- [WHAT THE EXERCISE ASKS] Repeat the records below exactly, from the first line through the line containing "var capital = [23.1, 2.8, 17.8, 0];", and leave out any pictures.

Dataset rows
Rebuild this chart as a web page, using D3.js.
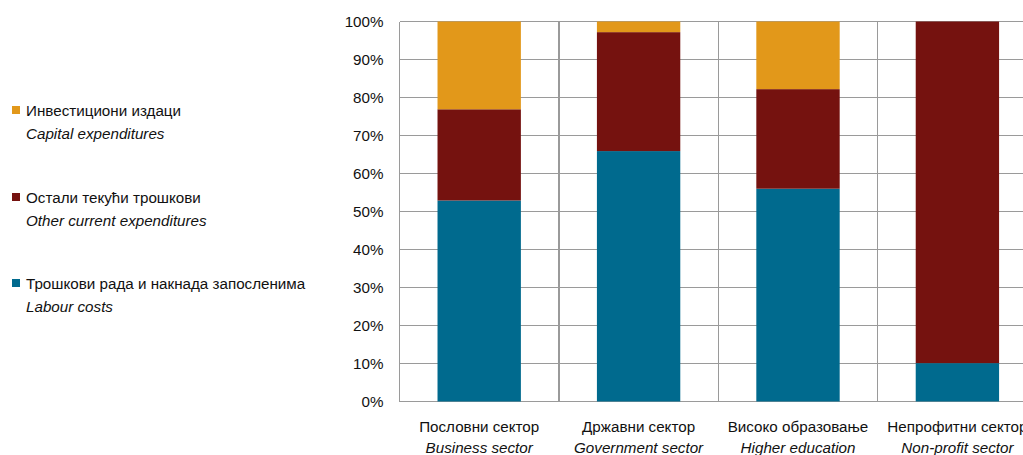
<!DOCTYPE html>
<html lang="sr">
<head>
<meta charset="utf-8">
<title>Structure of R&D expenditures by sector</title>
<script src="https://cdn.jsdelivr.net/npm/d3@7"></script>
<style>
  body { margin: 0; background: #fff; }
  svg { display: block; font-family: "Liberation Sans", Arial, sans-serif; }
  .grid line { stroke: #9a9a9a; stroke-width: 1.4px; shape-rendering: crispEdges; }
  .axis text { font-size: 15.2px; fill: #111; }
  .legend text { font-size: 15.2px; fill: #111; }
  .cat text { font-size: 15.2px; fill: #111; }
</style>
</head>
<body>
<script>
// sectors (serbian / english)
var sectorsSr = ["Пословни сектор", "Државни сектор", "Високо образовање", "Непрофитни сектор"];
var sectorsEn = ["Business sector", "Government sector", "Higher education", "Non-profit sector"];

// shares in %
var labour  = [52.9, 65.9, 56.0, 10.1];
var other   = [24.0, 31.3, 26.2, 89.9];
var capital = [23.1, 2.8, 17.8, 0];

var seriesKeys = ["labour", "other", "capital"];
var seriesSr = ["Трошкови рада и накнада запосленима", "Остали текући трошкови", "Инвестициони издаци"];
var seriesEn = ["Labour costs", "Other current expenditures", "Capital expenditures"];
var colors = ["#006a8e", "#75120f", "#e2981a"];

var yTicks = [0, 10, 20, 30, 40, 50, 60, 70, 80, 90, 100];

var W = 1023, H = 455;
var plot = {left: 399.5, top: 21.5, bottom: 401.5, step: 159.4};

var rows = sectorsSr.map(function (s, i) {
    return {sector: s, en: sectorsEn[i], labour: labour[i], other: other[i], capital: capital[i]};
});

var svg = d3.select("body").append("svg")
    .attr("width", W)
    .attr("height", H);

var x = d3.scaleBand()
    .domain(sectorsSr)
    .range([plot.left, plot.left + plot.step * sectorsSr.length]);

var y = d3.scaleLinear()
    .domain([0, 100])
    .range([plot.bottom, plot.top]);

var color = d3.scaleOrdinal().domain(seriesKeys).range(colors);

// horizontal grid
svg.append("g").attr("class", "grid")
    .selectAll("line")
    .data(yTicks)
    .enter().append("line")
    .attr("x1", plot.left)
    .attr("x2", W)
    .attr("y1", function (d) { return y(d); })
    .attr("y2", function (d) { return y(d); });

// vertical lines at category boundaries (plus the axis line)
svg.append("g").attr("class", "grid")
    .selectAll("line")
    .data(sectorsSr)
    .enter().append("line")
    .attr("x1", function (d) { return x(d); })
    .attr("x2", function (d) { return x(d); })
    .attr("y1", plot.top)
    .attr("y2", plot.bottom);

// stacked bars
var stack = d3.stack().keys(seriesKeys)(rows);
var barW = x.bandwidth() * 0.523;

svg.append("g")
    .selectAll("g")
    .data(stack)
    .enter().append("g")
    .attr("fill", function (d) { return color(d.key); })
    .selectAll("rect")
    .data(function (d) { return d; })
    .enter().append("rect")
    .attr("x", function (d) { return x(d.data.sector) + (x.bandwidth() - barW) / 2; })
    .attr("width", barW)
    .attr("y", function (d) { return y(d[1]); })
    .attr("height", function (d) { return y(d[0]) - y(d[1]); });

// y axis labels
var yAxis = svg.append("g")
    .attr("class", "axis")
    .attr("transform", "translate(" + plot.left + ",0)")
    .call(d3.axisLeft(y).tickValues(yTicks).tickSize(0).tickPadding(16)
        .tickFormat(function (d) { return d + "%"; }));
yAxis.select(".domain").remove();

// category labels
var cat = svg.append("g").attr("class", "cat")
    .selectAll("g")
    .data(rows)
    .enter().append("g")
    .attr("transform", function (d) { return "translate(" + (x(d.sector) + x.bandwidth() / 2) + ",0)"; });
cat.append("text")
    .attr("y", plot.bottom + 30)
    .attr("text-anchor", "middle")
    .text(function (d) { return d.sector; });
cat.append("text")
    .attr("y", plot.bottom + 51)
    .attr("text-anchor", "middle")
    .style("font-style", "italic")
    .text(function (d) { return d.en; });

// legend, capital on top
var legendY = [110, 197, 283];
var legendOrder = [2, 1, 0];
var leg = svg.append("g").attr("class", "legend")
    .selectAll("g")
    .data(legendOrder)
    .enter().append("g")
    .attr("transform", function (d, i) { return "translate(12," + legendY[i] + ")"; });
leg.append("rect")
    .attr("x", 0)
    .attr("y", -4)
    .attr("width", 8)
    .attr("height", 8)
    .attr("fill", function (d) { return colors[d]; });
leg.append("text")
    .attr("x", 14)
    .attr("y", 5.5)
    .text(function (d) { return seriesSr[d]; });
leg.append("text")
    .attr("x", 14)
    .attr("y", 29)
    .style("font-style", "italic")
    .text(function (d) { return seriesEn[d]; });
</script>
</body>
</html>
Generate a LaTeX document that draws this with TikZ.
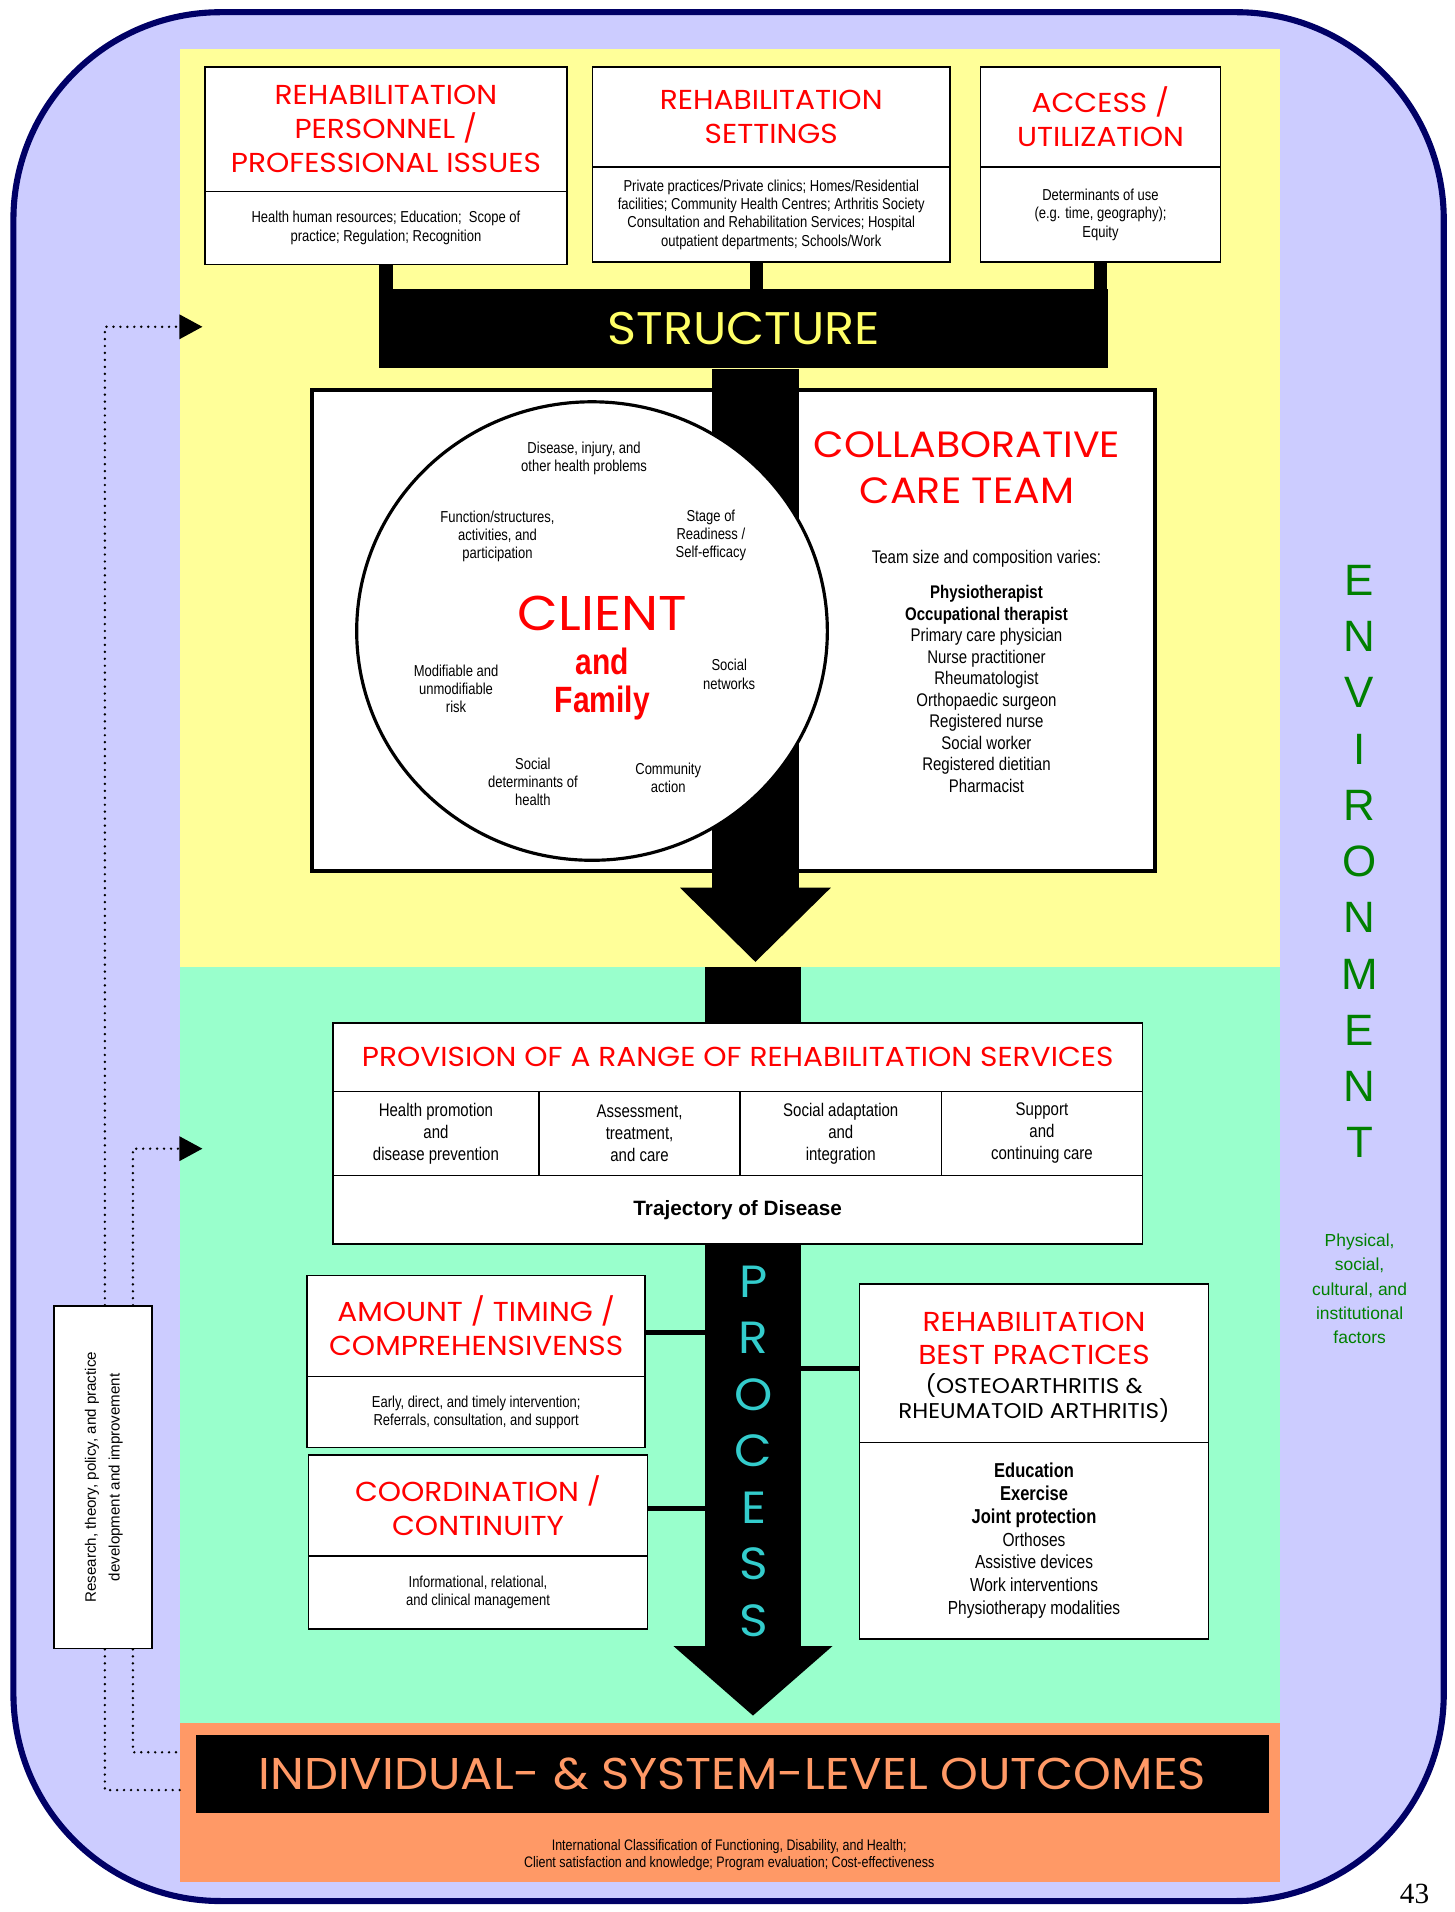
\documentclass[tikz,border=0pt]{standalone}
\usepackage{fontspec}
\setmainfont{Liberation Sans}
\newfontfamily\headfont[FakeStretch=1.08]{Poppins}
\newfontfamily\narrowfont[FakeStretch=0.82]{Liberation Sans}
\newfontfamily\pagefont{Liberation Serif}
\usetikzlibrary{positioning, arrows.meta, shapes.geometric}
\definecolor{envlilac}{HTML}{CCCCFF}
\definecolor{envnavy}{HTML}{000066}
\definecolor{structyellow}{HTML}{FFFF99}
\definecolor{procgreen}{HTML}{99FFCC}
\definecolor{outorange}{HTML}{FF9966}
\definecolor{headred}{HTML}{FF0000}
\definecolor{proccyan}{HTML}{33CCCC}
\definecolor{envgreen}{HTML}{008000}
\definecolor{structtext}{HTML}{FFFF66}
\tikzstyle{band} = [rectangle, draw=none, outer sep=0pt, inner sep=0pt]
\tikzstyle{titlebox} = [rectangle, draw=black, line width=1.3pt, fill=white, outer sep=0pt, align=center, text=headred, font=\headfont\fontsize{22.5}{28}\selectfont]
\tikzstyle{detailbox} = [rectangle, draw=black, line width=1.3pt, fill=white, outer sep=0pt, align=center, font=\narrowfont\fontsize{13}{15}\selectfont]
\tikzstyle{celltext} = [rectangle, draw=black, line width=1.3pt, fill=white, outer sep=0pt, align=center, font=\narrowfont\fontsize{15}{18}\selectfont]
\tikzstyle{smalltext} = [align=center, font=\narrowfont\fontsize{13}{15}\selectfont]
\tikzstyle{stem} = [line width=11pt]
\tikzstyle{link} = [line width=4pt]
\tikzstyle{flowarrow} = [line width=71pt, -{Triangle[length=61pt,width=120pt]}]
\tikzstyle{feedback} = [line width=2.2pt, line cap=round, dash pattern=on 0pt off 5.7pt]
\begin{document}
\begin{tikzpicture}[x=1pt, y=-1pt, node distance=0pt]
    \useasboundingbox (0,0) rectangle (1193,1568);
    \node (envframe) [rectangle, rounded corners=170pt, draw=envnavy, line width=5pt, fill=envlilac, minimum width=1173pt, minimum height=1549pt] at (597.5,784.5) {};
    \node (structband) [band, fill=structyellow, minimum width=902pt, minimum height=753pt] at (599,416.5) {};
    \node (procband) [band, fill=procgreen, minimum width=902pt, minimum height=620pt] at (599,1103) {};
    \node (outband) [band, fill=outorange, minimum width=902pt, minimum height=130pt] at (599,1478) {};

    \node (perstitle) [titlebox, minimum width=297pt, minimum height=102pt] at (316.5,106) {REHABILITATION\\PERSONNEL /\\PROFESSIONAL ISSUES};
    \node (persdet) [detailbox, minimum width=297pt, minimum height=60pt, below=of perstitle] {Health human resources; Education;\ \ Scope of\\practice; Regulation; Recognition};
    \node (settitle) [titlebox, minimum width=293pt, minimum height=82pt] at (632.5,96) {REHABILITATION\\SETTINGS};
    \node (setdet) [detailbox, minimum width=293pt, minimum height=78pt, below=of settitle] {Private practices/Private clinics; Homes/Residential\\facilities; Community Health Centres; Arthritis Society\\Consultation and Rehabilitation Services; Hospital\\outpatient departments; Schools/Work};
    \node (acctitle) [titlebox, minimum width=197pt, minimum height=82pt] at (902.5,96) {ACCESS /\\UTILIZATION};
    \node (accdet) [detailbox, minimum width=197pt, minimum height=78pt, below=of acctitle] {Determinants of use\\(e.g. time, geography);\\Equity};

    \node (structure) [rectangle, fill=black, minimum width=598pt, minimum height=65pt, text=structtext, font=\headfont\fontsize{37.5}{40}\selectfont] at (610,269.5) {STRUCTURE};
    \draw [stem] (persdet.south) -- (persdet.south |- structure.north);
    \draw [stem] ([xshift=-12pt]setdet.south) -- ([xshift=-12pt]setdet.south |- structure.north);
    \draw [stem] (accdet.south) -- (accdet.south |- structure.north);

    \node (teambox) [rectangle, draw=black, line width=3.5pt, fill=white, minimum width=691pt, minimum height=394pt] at (601.5,517) {};
    \coordinate (tipA) at (619.5,789);
    \draw [flowarrow] (structure.south -| tipA) -- (tipA);
    \node (client) [ellipse, draw=black, line width=2.6pt, fill=white, minimum width=386pt, minimum height=376pt] at (485.5,517.5) {};
    \node (disease) [smalltext] at (479,376) {Disease, injury, and\\other health problems};
    \node (function) [smalltext] at (408,440) {Function/structures,\\activities, and\\participation};
    \node (stage) [smalltext] at (583,439) {Stage of\\Readiness /\\Self-efficacy};
    \node (clientlbl) [inner sep=0pt, align=center, text=headred, font=\narrowfont\bfseries\fontsize{30}{31}\selectfont] at (494,539.5) {{\headfont\mdseries\fontsize{40}{31}\selectfont CLIENT}\\[5pt]and\\Family};
    \node (modrisk) [smalltext] at (374,565) {Modifiable and\\unmodifiable\\risk};
    \node (socnet) [smalltext] at (598,553) {Social\\networks};
    \node (socdet) [smalltext] at (437,641) {Social\\determinants of\\health};
    \node (community) [smalltext] at (548,638) {Community\\action};

    \node (teamtitle) [align=center, text=headred, font=\headfont\fontsize{30}{37}\selectfont] at (793,383.5) {COLLABORATIVE\\CARE TEAM};
    \node (teamsize) [font=\narrowfont\fontsize{15}{18}\selectfont] at (809,458) {Team size and composition varies:};
    \node (teamlist) [align=center, font=\narrowfont\fontsize{15}{17.6}\selectfont] at (809,565) {\textbf{Physiotherapist}\\\textbf{Occupational therapist}\\Primary care physician\\Nurse practitioner\\Rheumatologist\\Orthopaedic surgeon\\Registered nurse\\Social worker\\Registered dietitian\\Pharmacist};

    \coordinate (tipB) at (617.5,1407);
    \node (provtitle) [titlebox, minimum width=664pt, minimum height=56pt] at (605,867) {PROVISION OF A RANGE OF REHABILITATION SERVICES};
    \draw [line width=79pt] (procband.north -| tipB) -- (provtitle.north -| tipB);
    \node (promotion) [celltext, minimum width=169pt, minimum height=69pt, below right=0pt and 0pt of provtitle.south west] {Health promotion\\and\\disease prevention};
    \node (assessment) [celltext, minimum width=165pt, minimum height=69pt, right=of promotion] {Assessment,\\treatment,\\and care};
    \node (adaptation) [celltext, minimum width=165pt, minimum height=69pt, right=of assessment] {Social adaptation\\and\\integration};
    \node (support) [celltext, minimum width=165pt, minimum height=69pt, right=of adaptation] {Support\\and\\continuing care};
    \node (trajectory) [rectangle, draw=black, line width=1.3pt, fill=white, outer sep=0pt, minimum width=664pt, minimum height=56pt, below right=0pt and 0pt of promotion.south west, font=\bfseries\fontsize{17}{20}\selectfont] {Trajectory of Disease};

    \node (amttitle) [titlebox, minimum width=277pt, minimum height=83pt] at (390.5,1087.5) {AMOUNT / TIMING /\\COMPREHENSIVENSS};
    \node (amtdet) [detailbox, minimum width=277pt, minimum height=58pt, below=of amttitle] {Early, direct, and timely intervention;\\Referrals, consultation, and support};
    \node (coordtitle) [titlebox, minimum width=278pt, minimum height=83pt] at (392,1234.5) {COORDINATION /\\CONTINUITY};
    \node (coorddet) [detailbox, minimum width=278pt, minimum height=60pt, below=of coordtitle] {Informational, relational,\\and clinical management};
    \node (besttitle) [titlebox, minimum width=286pt, minimum height=130pt] at (848,1118) {};
    \node (bestname) [align=center, text=headred, font=\headfont\fontsize{22.5}{27}\selectfont] at (848,1097.5) {REHABILITATION\\BEST PRACTICES};
    \node (bestscope) [align=center, font=\headfont\fontsize{17.5}{21}\selectfont] at (848,1146.5) {(OSTEOARTHRITIS \&\\RHEUMATOID ARTHRITIS)};
    \node (bestdet) [detailbox, minimum width=286pt, minimum height=161pt, below=of besttitle, font=\narrowfont\fontsize{15.5}{18.7}\selectfont] {{\bfseries\fontsize{16.5}{18.7}\selectfont Education}\\{\bfseries\fontsize{16.5}{18.7}\selectfont Exercise}\\{\bfseries\fontsize{16.5}{18.7}\selectfont Joint protection}\\Orthoses\\Assistive devices\\Work interventions\\Physiotherapy modalities};
    \draw [link] ([yshift=-5.5pt]amttitle.east) -- ([yshift=-5.5pt]amttitle.east -| tipB);
    \draw [link] ([yshift=-2.5pt]coordtitle.east) -- ([yshift=-2.5pt]coordtitle.east -| tipB);
    \draw [link] ([yshift=-4pt]besttitle.west) -- ([yshift=-4pt]besttitle.west -| tipB);
    \draw [flowarrow, line width=79pt, -{Triangle[length=57pt,width=127pt]}] (trajectory.south -| tipB) -- (tipB);
    \node (process) [align=center, text=proccyan, font=\headfont\fontsize{37}{46.3}\selectfont] at (618,1190) {P\\R\\O\\C\\E\\S\\S};

    \node (outcomes) [rectangle, fill=black, minimum width=880pt, minimum height=64pt, text=outorange, font=\headfont\fontsize{36.5}{40}\selectfont] at (600.5,1455) {INDIVIDUAL- \& SYSTEM-LEVEL OUTCOMES};
    \node (measures) [smalltext, font=\narrowfont\fontsize{12.5}{14}\selectfont] at (598,1521) {International Classification of Functioning, Disability, and Health;\\Client satisfaction and knowledge; Program evaluation; Cost-effectiveness};

    \node (environment) [align=center, text=envgreen, font=\fontsize{36}{46.1}\selectfont] at (1115,706.5) {E\\N\\V\\I\\R\\O\\N\\M\\E\\N\\T};
    \node (envfactors) [align=center, text=envgreen, font=\fontsize{14.3}{20}\selectfont] at (1115,1057) {Physical,\\social,\\cultural, and\\institutional\\factors};

    \node (research) [rectangle, draw=black, line width=1.3pt, fill=white, minimum width=80pt, minimum height=281pt] at (84.5,1211.5) {\rotatebox{90}{\fontsize{12.4}{19.5}\selectfont\begin{tabular}{@{}c@{}}Research, theory, policy, and practice\\development and improvement\end{tabular}}};
    \coordinate (structin) at (166,268);
    \coordinate (procin) at (166,942);
    \draw [feedback, -{Triangle[length=19pt,width=20pt]}] ([xshift=1.5pt]research.north) |- (structin);
    \draw [feedback, -{Triangle[length=19pt,width=20pt]}] ([xshift=24.5pt]research.north) |- (procin);
    \draw [feedback] ([xshift=1.5pt]research.south) |- ([yshift=10pt]outband.west);
    \draw [feedback] ([xshift=24.5pt]research.south) |- ([yshift=41pt]outband.west);

    \node (pagenum) [font=\pagefont\fontsize{24}{26}\selectfont] at (1160,1553) {43};
\end{tikzpicture}
\end{document}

- [RESPONSE TO THE TASK]
Rebuild this chart as a web page, using D3.js.
<!DOCTYPE html>
<html lang="sr">
<head>
<meta charset="utf-8">
<title>Structure of R&D expenditures by sector</title>
<script src="https://cdn.jsdelivr.net/npm/d3@7"></script>
<style>
  body { margin: 0; background: #fff; }
  svg { display: block; font-family: "Liberation Sans", Arial, sans-serif; }
  .grid line { stroke: #9a9a9a; stroke-width: 1.4px; shape-rendering: crispEdges; }
  .axis text { font-size: 15.2px; fill: #111; }
  .legend text { font-size: 15.2px; fill: #111; }
  .cat text { font-size: 15.2px; fill: #111; }
</style>
</head>
<body>
<script>
// sectors (serbian / english)
var sectorsSr = ["Пословни сектор", "Државни сектор", "Високо образовање", "Непрофитни сектор"];
var sectorsEn = ["Business sector", "Government sector", "Higher education", "Non-profit sector"];

// shares in %
var labour  = [52.9, 65.9, 56.0, 10.1];
var other   = [24.0, 31.3, 26.2, 89.9];
var capital = [23.1, 2.8, 17.8, 0];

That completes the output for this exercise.